I slept a little as the wind blew through the woven mats that make the walls and the rain pounded on the tin roof. A baby would occasionally whimper. There was only the light of flashlights and those were used very sparingly. About 3 am I awoke to singing in the distance. The rain and wind had stopped and I was cozy on a soft bed under the blanket. But then I thought, "What am I here for--to sleep or to witness Kastom dance and see what very few are willing or able to?"

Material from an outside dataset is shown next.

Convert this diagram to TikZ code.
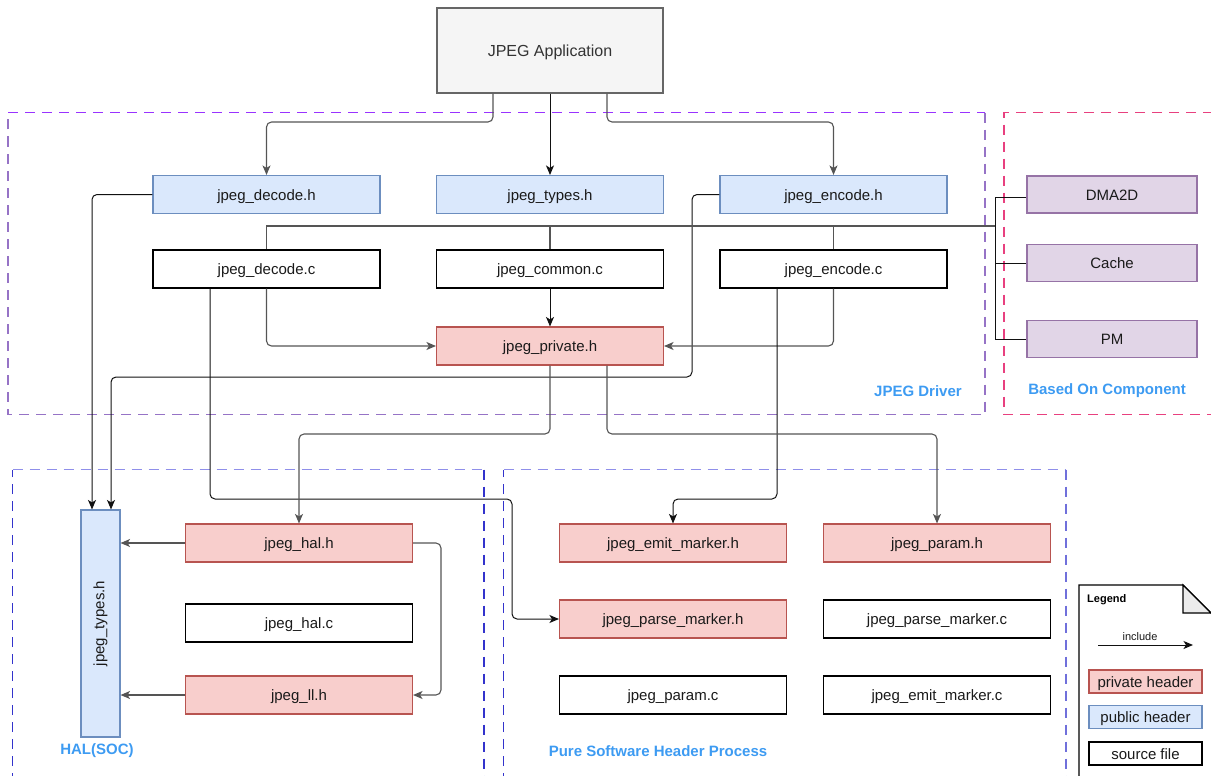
\documentclass[tikz,border=0pt]{standalone}
\usepackage{fontspec}
\setmainfont{Liberation Sans}
\usetikzlibrary{arrows.meta,calc}
\definecolor{appfill}{HTML}{F5F5F5}
\definecolor{appdraw}{HTML}{666666}
\definecolor{pubfill}{HTML}{DAE8FC}
\definecolor{pubdraw}{HTML}{6C8EBF}
\definecolor{privfill}{HTML}{F8CECC}
\definecolor{privdraw}{HTML}{B85450}
\definecolor{compfill}{HTML}{E1D5E7}
\definecolor{compdraw}{HTML}{9673A6}
\definecolor{txt}{HTML}{1A1A1A}
\definecolor{lgray}{HTML}{555555}
\definecolor{lblack}{HTML}{111111}
\definecolor{lblue}{HTML}{3D9BF2}
\definecolor{drvtop}{HTML}{9933FF}
\definecolor{drvside}{HTML}{9673C6}
\definecolor{cmpred}{HTML}{E8407F}
\definecolor{haltop}{HTML}{8F8FEA}
\definecolor{halside}{HTML}{3333CC}
\tikzset{
  boxbase/.style={draw, line width=1.1pt, minimum width=227pt, minimum height=38pt, inner sep=0pt, text=txt, font=\fontsize{15}{18}\selectfont, text height=12.5pt, text depth=1pt},
  pubbox/.style={boxbase, fill=pubfill, draw=pubdraw},
  privbox/.style={boxbase, fill=privfill, draw=privdraw},
  srcbox/.style={boxbase, fill=white, draw=black},
  compbox/.style={boxbase, fill=compfill, draw=compdraw, minimum width=170pt, minimum height=37pt},
  conn/.style={line width=1.1pt, rounded corners=5pt, draw=lgray},
  connk/.style={conn, draw=lblack, line width=1pt},
  tip/.style={-{Stealth[length=9.5pt,width=8pt,inset=2.5pt]}},
  grouplbl/.style={text=lblue, font=\fontsize{15}{18}\selectfont\bfseries, inner sep=0pt},
  grp/.style={line width=1.3pt, dash pattern=on 10pt off 7pt}
}
\begin{document}
\begin{tikzpicture}[x=1pt,y=-1pt]
\useasboundingbox (0,0) rectangle (1211,776);
\clip (0,0) rectangle (1211,776);
% group frames
\draw[grp, draw=drvside] (985,112.5) -- (985,414.5) -- (8,414.5) -- (8,112.5);
\draw[grp, draw=drvtop] (8,112.5) -- (985,112.5);
\draw[grp, draw=cmpred] (1230,112.5) -- (1004,112.5) -- (1004,414.5) -- (1230,414.5);
\draw[grp, draw=halside] (12.5,800) -- (12.5,469.5);
\draw[grp, draw=halside] (484,469.5) -- (484,800);
\draw[grp, draw=haltop] (12.5,469.5) -- (484,469.5);
\draw[grp, draw=halside] (503.5,800) -- (503.5,469.5);
\draw[grp, draw=halside!70!white] (1066,469.5) -- (1066,800);
\draw[grp, draw=haltop] (503.5,469.5) -- (1066,469.5);

\node[grouplbl] (lbldrv) at (918,391) {JPEG Driver};
\node[grouplbl] (lblcmp) at (1107,391) {Based On Component};
\node[grouplbl] (lblhal) at (97,751) {HAL(SOC)};
\node[grouplbl] (lblsw) at (658,751) {Pure Software Header Process};

% nodes
\node[boxbase, fill=appfill, draw=appdraw, minimum width=226pt, minimum height=85pt, text=black!80, font=\fontsize{16}{19}\selectfont] (app) at (550,50.5) {JPEG Application};
\node[pubbox] (dech) at (266.5,194.5) {jpeg\_decode.h};
\node[pubbox] (typh) at (550,194.5) {jpeg\_types.h};
\node[pubbox] (ench) at (833.5,194.5) {jpeg\_encode.h};
\node[srcbox] (decc) at (266.5,269) {jpeg\_decode.c};
\node[srcbox] (comc) at (550,269) {jpeg\_common.c};
\node[srcbox] (encc) at (833.5,269) {jpeg\_encode.c};
\node[privbox] (privh) at (550,346) {jpeg\_private.h};
\node[compbox] (dma) at (1112,194.5) {DMA2D};
\node[compbox] (cache) at (1112,263) {Cache};
\node[compbox] (pm) at (1112,339) {PM};
\node[pubbox, minimum width=39pt, minimum height=227pt, text height=, text depth=] (vtypes) at (100.5,623.5) {\rotatebox{90}{jpeg\_types.h}};
\node[privbox] (halh) at (299,543) {jpeg\_hal.h};
\node[srcbox] (halc) at (299,623) {jpeg\_hal.c};
\node[privbox] (llh) at (299,695) {jpeg\_ll.h};
\node[privbox] (emith) at (673,543) {jpeg\_emit\_marker.h};
\node[privbox] (paramh) at (937,543) {jpeg\_param.h};
\node[privbox] (parseh) at (673,619) {jpeg\_parse\_marker.h};
\node[srcbox] (parsec) at (937,619) {jpeg\_parse\_marker.c};
\node[srcbox] (paramc) at (673,695) {jpeg\_param.c};
\node[srcbox] (emitc) at (937,695) {jpeg\_emit\_marker.c};

% routing levels
\coordinate (yA) at (0,122);
\coordinate (yE) at (0,434);
\coordinate (yF) at (0,499);
\coordinate (bx) at (995,226);
\coordinate (a1) at ([xshift=-57pt]app.south);
\coordinate (a3) at ([xshift=57pt]app.south);
\coordinate (e5) at (692,377);
\coordinate (d10) at ([xshift=-56.5pt]decc.south);
\coordinate (f10) at (512,499);
\coordinate (e11) at ([xshift=-56.5pt]encc.south);
\coordinate (p13) at ([xshift=57pt]privh.south);
\coordinate (h16) at (441,600);

% connectors
\draw[conn, tip] (a1) |- (dech.north |- yA) -- (dech.north);
\draw[connk, tip] (app.south) -- (typh.north);
\draw[conn, tip] (a3) |- (ench.north |- yA) -- (ench.north);
\draw[connk, tip] (dech.west) -| ([xshift=-8.5pt]vtypes.north);
\draw[connk, tip] (ench.west) -| (e5) -| ([xshift=10.5pt]vtypes.north);
% bus to components
\draw[conn, rounded corners=0pt] (decc.north) |- (bx);
\draw[conn, rounded corners=0pt] (comc.north) -- (comc.north |- bx);
\draw[conn, rounded corners=0pt] (encc.north) -- (encc.north |- bx);
\draw[connk, rounded corners=0pt] ([yshift=-3pt]dma.west) -| (pm.west -| bx) -- (pm.west);
\draw[connk, rounded corners=0pt] (cache.west) -- (cache.west -| bx);
% into private header
\draw[conn, tip] (decc.south) |- (privh.west);
\draw[connk, tip] (comc.south) -- (privh.north);
\draw[conn, tip] (encc.south) |- (privh.east);
% long routes
\draw[connk, tip] (d10) |- (f10) |- (parseh.west);
\draw[connk, tip] (e11) |- (emith.north |- yF) -- (emith.north);
\draw[conn, tip] (privh.south) |- (halh.north |- yE) -- (halh.north);
\draw[conn, tip] (p13) |- (paramh.north |- yE) -- (paramh.north);
% HAL
\draw[conn, tip] (halh.west) -- (halh.west -| vtypes.east);
\draw[conn, tip] (llh.west) -- (llh.west -| vtypes.east);
\draw[conn, tip] (halh.east) -| (h16) |- (llh.east);

% legend
\draw[line width=1.1pt, fill=white] (1079,800) -- (1079,585) -- (1183,585) -- (1213,615) -- (1213,800);
\draw[line width=1.1pt, fill=black!8] (1183,585) -- (1183,613) -- (1211,613) -- cycle;
\node[anchor=west, inner sep=0pt, font=\fontsize{11}{13}\selectfont\bfseries] (lgt) at (1087,599.5) {Legend};
\coordinate (lga) at (1098,645);
\coordinate (lgb) at (1193,645);
\draw[connk, tip] (lga) -- (lgb);
\node[inner sep=0pt, font=\fontsize{11}{13}\selectfont, text=txt] (lginc) at (1140,636.5) {include};
\node[privbox, minimum width=113pt, minimum height=23pt] (lgpriv) at (1145.5,681.5) {private header};
\node[pubbox, minimum width=113pt, minimum height=23pt] (lgpub) at (1145.5,717) {public header};
\node[srcbox, minimum width=113pt, minimum height=23pt] (lgsrc) at (1145.5,753.5) {source file};
\end{tikzpicture}
\end{document}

So up I got and my host, Joe, and I trekked back up the hill where the little generator was going to provide a little light and a group of costumed men and women were dancing and singing in the center of the grounds. The dancing and accompanying songs, without instruments--only clapping and foot stomping-- went on until about 730 am. The food was brought, divided and eaten, and there were more speeches by various elders. My guide Stanley tried in vain to obtain a ride for us back to Port Resolution. He, his wife and young daughter needed to get back as well but he said that it would be too slow to go together so Stanley and I set off alone for the four-hour walk up over the hill along the rain-slickened rutted road. But it's these times that are most valuable. I had Stanley's undivided attention and asked him question after question.”
The next days at Port Resolution were jam-packed with interchanges with the villagers. Tom’s foray into village life earned him respect, warmth and entree. We left port with buckets of fresh vegetables, free range eggs, lobster, costume and craft pieces, a standing invitation to return for more special experiences, a kava hangover (Tom), and tears in our eyes (Ellen). In addition we loaded the boat with a bundle of taro to deliver to a village benefactor and a 23 year old villager who was headed to NZ for seasonal work in the apple orchards.